Our work is segmented into the following major parts:
- Exploration and Visualization: In the first notebook AutoMPG_EFD, we delve into the dataset using the powerful data manipulation capabilities of pandas and the visualization prowess of seaborn. This notebook primarily focuses on understanding the structure and characteristics of our data.
- Building and Evaluating Regression Models: Once we have a grasp of the data, we proceed to construct, assess, and refine various regression models using the scikit-learn package. The subsequent notebook, "AutoMPG_Comparing_ML_Models" details this phase where we aim to identify the most suitable model for our prediction task.
- Developing Simple Deep Learning Models: In the era of deep learning, we explore the potential of neural networks for regression tasks. Leveraging the Keras sequential package, our notebook AutoMPG_Keras_DNN_Model outlines the creation, evaluation, and fine-tuning of a basic deep learning regression model tailored to our dataset.
- Experimentation Automation with MLFlow: Experimentation is key to iterative improvement. In the final phase, we venture into the realm of MLFlow, a powerful tool for tracking and managing machine learning experiments. Our "AutoMPG_MLFlow_AutomatedExperiments" notebook demonstrates how we integrate MLFlow into our workflow to streamline experimentation and enhance reproducibility. (upcoming soon)
Through these concerted efforts, our goal is to gain insights into the factors influencing automobile fuel efficiency and develop accurate predictive models to aid in decision-making processes. Join us on this exciting journey as we unlock the potential of machine learning in understanding and optimizing auto fuel efficiency!
The data is technical specification of cars. The dataset is downloaded from UCI Machine Learning Repository. It concerns city-cycle fuel consumption in miles per gallon, to be predicted in terms of 3 multivalued discrete and 5 continuous attributes." (Quinlan, 1993)

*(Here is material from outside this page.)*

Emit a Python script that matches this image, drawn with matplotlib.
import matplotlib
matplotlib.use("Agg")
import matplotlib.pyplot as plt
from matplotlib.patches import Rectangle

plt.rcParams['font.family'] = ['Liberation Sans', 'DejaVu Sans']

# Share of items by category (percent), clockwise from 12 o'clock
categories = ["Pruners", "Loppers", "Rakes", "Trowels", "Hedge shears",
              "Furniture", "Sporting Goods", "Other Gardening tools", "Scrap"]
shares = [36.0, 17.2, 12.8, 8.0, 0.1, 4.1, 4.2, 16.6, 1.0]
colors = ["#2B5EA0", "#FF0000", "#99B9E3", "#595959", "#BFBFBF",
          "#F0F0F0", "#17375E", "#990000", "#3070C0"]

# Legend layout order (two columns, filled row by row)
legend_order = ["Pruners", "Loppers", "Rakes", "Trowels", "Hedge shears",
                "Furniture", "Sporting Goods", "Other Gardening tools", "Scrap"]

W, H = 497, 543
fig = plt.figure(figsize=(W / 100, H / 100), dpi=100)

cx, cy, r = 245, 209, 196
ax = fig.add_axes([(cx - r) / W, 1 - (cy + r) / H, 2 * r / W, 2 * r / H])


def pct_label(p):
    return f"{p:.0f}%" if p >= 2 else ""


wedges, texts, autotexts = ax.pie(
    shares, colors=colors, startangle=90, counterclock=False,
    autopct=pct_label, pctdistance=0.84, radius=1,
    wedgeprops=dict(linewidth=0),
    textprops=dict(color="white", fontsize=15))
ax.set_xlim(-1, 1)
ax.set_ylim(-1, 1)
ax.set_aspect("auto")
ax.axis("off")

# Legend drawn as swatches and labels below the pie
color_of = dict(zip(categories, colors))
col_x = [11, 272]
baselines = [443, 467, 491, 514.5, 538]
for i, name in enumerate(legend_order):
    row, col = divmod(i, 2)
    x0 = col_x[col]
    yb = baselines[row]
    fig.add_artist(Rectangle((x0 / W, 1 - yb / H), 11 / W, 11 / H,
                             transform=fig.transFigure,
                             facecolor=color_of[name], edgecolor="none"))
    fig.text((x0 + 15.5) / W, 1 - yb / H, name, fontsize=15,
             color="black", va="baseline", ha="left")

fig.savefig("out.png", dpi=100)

This dataset was taken from the StatLib library which is maintained at Carnegie Mellon University. The dataset was used in the 1983 American Statistical Association Exposition.
- mpg: continuous
- cylinders: multi-valued discrete
- displacement: continuous
- horsepower: continuous
- weight: continuous
- acceleration: continuous
- model year: multi-valued discrete
- origin: multi-valued discrete
- car name: string (unique for each instance)

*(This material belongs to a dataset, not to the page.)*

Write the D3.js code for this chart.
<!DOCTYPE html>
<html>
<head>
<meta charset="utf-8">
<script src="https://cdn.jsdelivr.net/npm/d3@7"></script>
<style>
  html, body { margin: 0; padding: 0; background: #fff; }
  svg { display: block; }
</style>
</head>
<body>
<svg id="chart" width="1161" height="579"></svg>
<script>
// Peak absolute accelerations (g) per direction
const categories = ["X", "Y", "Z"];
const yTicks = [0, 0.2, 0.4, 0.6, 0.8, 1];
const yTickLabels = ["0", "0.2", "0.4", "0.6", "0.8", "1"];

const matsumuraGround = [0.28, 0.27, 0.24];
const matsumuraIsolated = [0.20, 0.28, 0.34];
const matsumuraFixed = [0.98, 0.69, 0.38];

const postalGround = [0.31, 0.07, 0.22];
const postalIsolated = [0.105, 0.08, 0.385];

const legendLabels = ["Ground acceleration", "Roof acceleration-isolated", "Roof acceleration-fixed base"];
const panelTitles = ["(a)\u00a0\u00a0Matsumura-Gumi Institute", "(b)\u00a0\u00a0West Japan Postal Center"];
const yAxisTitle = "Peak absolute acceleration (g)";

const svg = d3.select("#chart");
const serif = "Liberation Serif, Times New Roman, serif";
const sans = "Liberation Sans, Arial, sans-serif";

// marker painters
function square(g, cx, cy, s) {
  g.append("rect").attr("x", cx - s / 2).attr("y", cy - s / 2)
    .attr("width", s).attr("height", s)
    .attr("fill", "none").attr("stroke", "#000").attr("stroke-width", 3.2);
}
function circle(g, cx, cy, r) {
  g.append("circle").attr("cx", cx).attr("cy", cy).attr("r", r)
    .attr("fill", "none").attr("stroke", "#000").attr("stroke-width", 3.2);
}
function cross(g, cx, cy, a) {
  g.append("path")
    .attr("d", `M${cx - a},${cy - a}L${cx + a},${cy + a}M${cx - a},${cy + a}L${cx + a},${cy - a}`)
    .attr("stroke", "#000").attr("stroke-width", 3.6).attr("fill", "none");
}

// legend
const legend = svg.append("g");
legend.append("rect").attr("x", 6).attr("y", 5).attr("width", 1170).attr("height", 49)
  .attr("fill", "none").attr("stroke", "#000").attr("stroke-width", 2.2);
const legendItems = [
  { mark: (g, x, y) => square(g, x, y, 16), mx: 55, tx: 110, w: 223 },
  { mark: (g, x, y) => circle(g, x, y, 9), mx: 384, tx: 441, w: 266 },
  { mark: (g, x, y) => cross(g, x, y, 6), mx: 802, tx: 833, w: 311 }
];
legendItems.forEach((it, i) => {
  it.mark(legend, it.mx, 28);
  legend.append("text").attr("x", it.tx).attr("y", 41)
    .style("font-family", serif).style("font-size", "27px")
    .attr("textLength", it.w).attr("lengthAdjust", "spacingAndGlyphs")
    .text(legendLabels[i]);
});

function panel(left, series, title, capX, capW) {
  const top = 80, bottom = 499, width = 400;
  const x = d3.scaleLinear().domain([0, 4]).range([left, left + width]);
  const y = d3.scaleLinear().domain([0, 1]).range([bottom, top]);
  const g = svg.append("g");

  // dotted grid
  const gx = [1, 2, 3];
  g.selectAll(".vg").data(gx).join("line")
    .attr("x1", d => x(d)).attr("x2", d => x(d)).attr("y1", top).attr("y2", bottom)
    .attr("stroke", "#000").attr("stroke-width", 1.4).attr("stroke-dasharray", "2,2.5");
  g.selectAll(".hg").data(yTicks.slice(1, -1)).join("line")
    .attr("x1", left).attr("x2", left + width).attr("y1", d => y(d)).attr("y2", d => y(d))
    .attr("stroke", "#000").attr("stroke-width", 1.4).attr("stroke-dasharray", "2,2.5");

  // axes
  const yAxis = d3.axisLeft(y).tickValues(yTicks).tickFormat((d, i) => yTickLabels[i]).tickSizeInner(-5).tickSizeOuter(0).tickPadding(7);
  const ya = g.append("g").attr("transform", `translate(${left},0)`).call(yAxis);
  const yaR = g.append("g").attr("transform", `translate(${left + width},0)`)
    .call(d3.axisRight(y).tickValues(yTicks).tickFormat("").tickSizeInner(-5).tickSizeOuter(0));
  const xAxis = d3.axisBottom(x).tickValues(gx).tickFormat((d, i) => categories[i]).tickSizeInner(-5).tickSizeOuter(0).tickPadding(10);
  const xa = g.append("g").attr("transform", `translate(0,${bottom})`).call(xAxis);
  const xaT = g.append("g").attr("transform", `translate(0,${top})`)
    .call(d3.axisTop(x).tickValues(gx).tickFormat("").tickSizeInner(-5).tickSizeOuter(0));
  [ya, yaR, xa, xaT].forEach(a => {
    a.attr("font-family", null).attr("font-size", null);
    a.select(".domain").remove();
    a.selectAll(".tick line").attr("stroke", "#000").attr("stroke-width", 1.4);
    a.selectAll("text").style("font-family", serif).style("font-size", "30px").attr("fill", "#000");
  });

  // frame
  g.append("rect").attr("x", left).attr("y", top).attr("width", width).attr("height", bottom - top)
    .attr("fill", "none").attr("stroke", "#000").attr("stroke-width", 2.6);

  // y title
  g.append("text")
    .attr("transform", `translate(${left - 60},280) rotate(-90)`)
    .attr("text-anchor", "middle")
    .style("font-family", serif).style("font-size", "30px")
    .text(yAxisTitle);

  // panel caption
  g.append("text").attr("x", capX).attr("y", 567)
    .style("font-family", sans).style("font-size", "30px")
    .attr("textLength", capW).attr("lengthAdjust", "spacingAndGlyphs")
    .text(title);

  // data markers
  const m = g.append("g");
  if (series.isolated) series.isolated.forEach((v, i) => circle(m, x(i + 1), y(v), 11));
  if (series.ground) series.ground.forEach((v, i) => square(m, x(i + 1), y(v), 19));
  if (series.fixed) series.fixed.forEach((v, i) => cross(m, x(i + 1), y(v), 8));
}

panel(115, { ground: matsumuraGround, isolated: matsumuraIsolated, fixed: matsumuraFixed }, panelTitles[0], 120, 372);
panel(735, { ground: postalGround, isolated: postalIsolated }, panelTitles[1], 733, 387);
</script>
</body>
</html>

MPG stands for "Miles Per Gallon." It is a measure of fuel efficiency used primarily in the United States to indicate how many miles a vehicle can travel on one gallon of fuel. The higher the MPG value, the more fuel-efficient the vehicle is, meaning it can travel further on less fuel.

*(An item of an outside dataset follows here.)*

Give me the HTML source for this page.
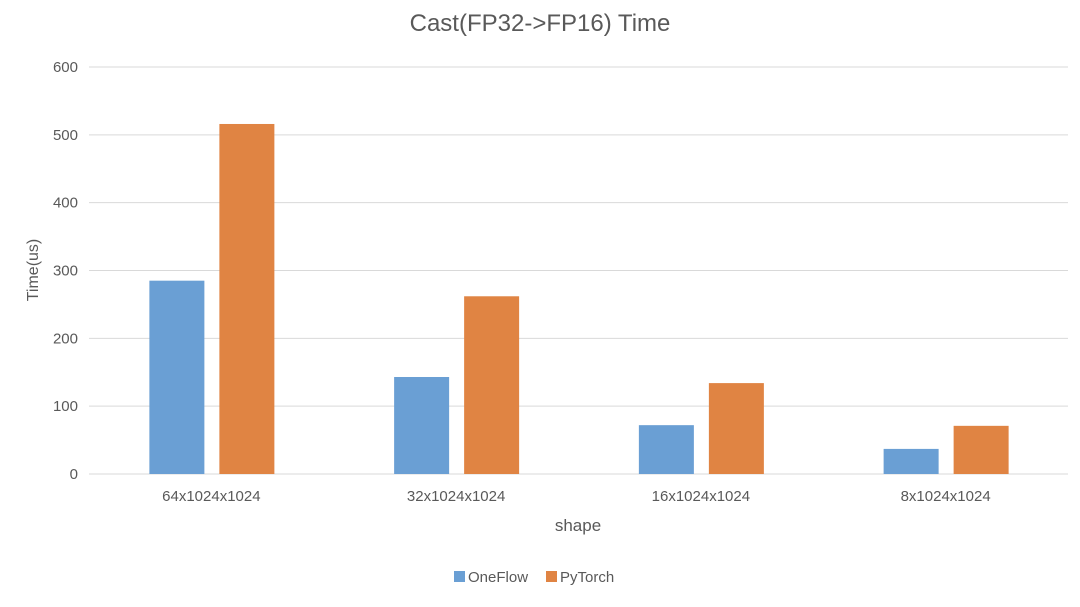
<!DOCTYPE html>
<html><head><meta charset="utf-8"><style>
body{margin:0;background:#fff;font-family:"Liberation Sans",sans-serif}
svg text{font-family:"Liberation Sans",sans-serif;fill:#595959}
</style></head><body>
<svg id="chart" width="1080" height="602">
<text x="540" y="31" text-anchor="middle" font-size="24">Cast(FP32-&gt;FP16) Time</text>
<g id="grid"></g><g id="bars"></g><g id="xl"></g>
<text x="38" y="270" text-anchor="middle" font-size="16" transform="rotate(-90 38 270)">Time(us)</text>
<text x="578" y="531" text-anchor="middle" font-size="17">shape</text>
<g>
<rect x="454" y="571" width="11" height="11" fill="#6a9fd4"/>
<text x="468" y="582" font-size="15">OneFlow</text>
<rect x="546" y="571" width="11" height="11" fill="#e08443"/>
<text x="560" y="582" font-size="15">PyTorch</text>
</g>
</svg>
<script>
const categories=["64x1024x1024","32x1024x1024","16x1024x1024","8x1024x1024"];
const oneflow=[285,143,72,37];
const pytorch=[516,262,134,71];
const yTicks=[0,100,200,300,400,500,600];
const L=89,R=1068,Y0=474,Y600=67;
const y=v=>Y0-(v/600)*(Y0-Y600);
const bw=(R-L)/categories.length;
const ns="http://www.w3.org/2000/svg";
function mk(t,a,p){const e=document.createElementNS(ns,t);for(const k in a)e.setAttribute(k,a[k]);document.getElementById(p).appendChild(e);return e;}
yTicks.forEach(t=>{
 const l=mk("line",{x1:L,x2:R,y1:y(t),y2:y(t),stroke:"#d9d9d9","stroke-width":1},"grid");
 
 
 const tx=mk("text",{x:78,y:y(t)+5,"text-anchor":"end","font-size":15},"grid");tx.textContent=t;
 
 
});
categories.forEach((c,i)=>{
 const cx=L+bw*(i+0.5);
 const b=mk("rect",{x:cx-62,y:y(oneflow[i]),width:55,height:Y0-y(oneflow[i]),fill:"#6a9fd4"},"bars");
 
 
 const o=mk("rect",{x:cx+8,y:y(pytorch[i]),width:55,height:Y0-y(pytorch[i]),fill:"#e08443"},"bars");
 
 
 const t=mk("text",{x:cx,y:501,"text-anchor":"middle","font-size":15},"xl");t.textContent=c;
 
 
});
</script>
</body></html>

- Miles : Represents the distance traveled.
- Per Gallon : Represents the amount of fuel used.
- Calculation : If a car has an MPG of 30, it means that the car can travel 30 miles on one gallon of fuel.
- Importance :
- Fuel Efficiency : Higher MPG values indicate better fuel efficiency, which can save money on fuel costs and is better for the environment due to reduced emissions.
- Cost-Effectiveness : Vehicles with higher MPG ratings are generally cheaper to operate over time.
- Environmental Impact : More fuel-efficient vehicles typically produce fewer greenhouse gas emissions.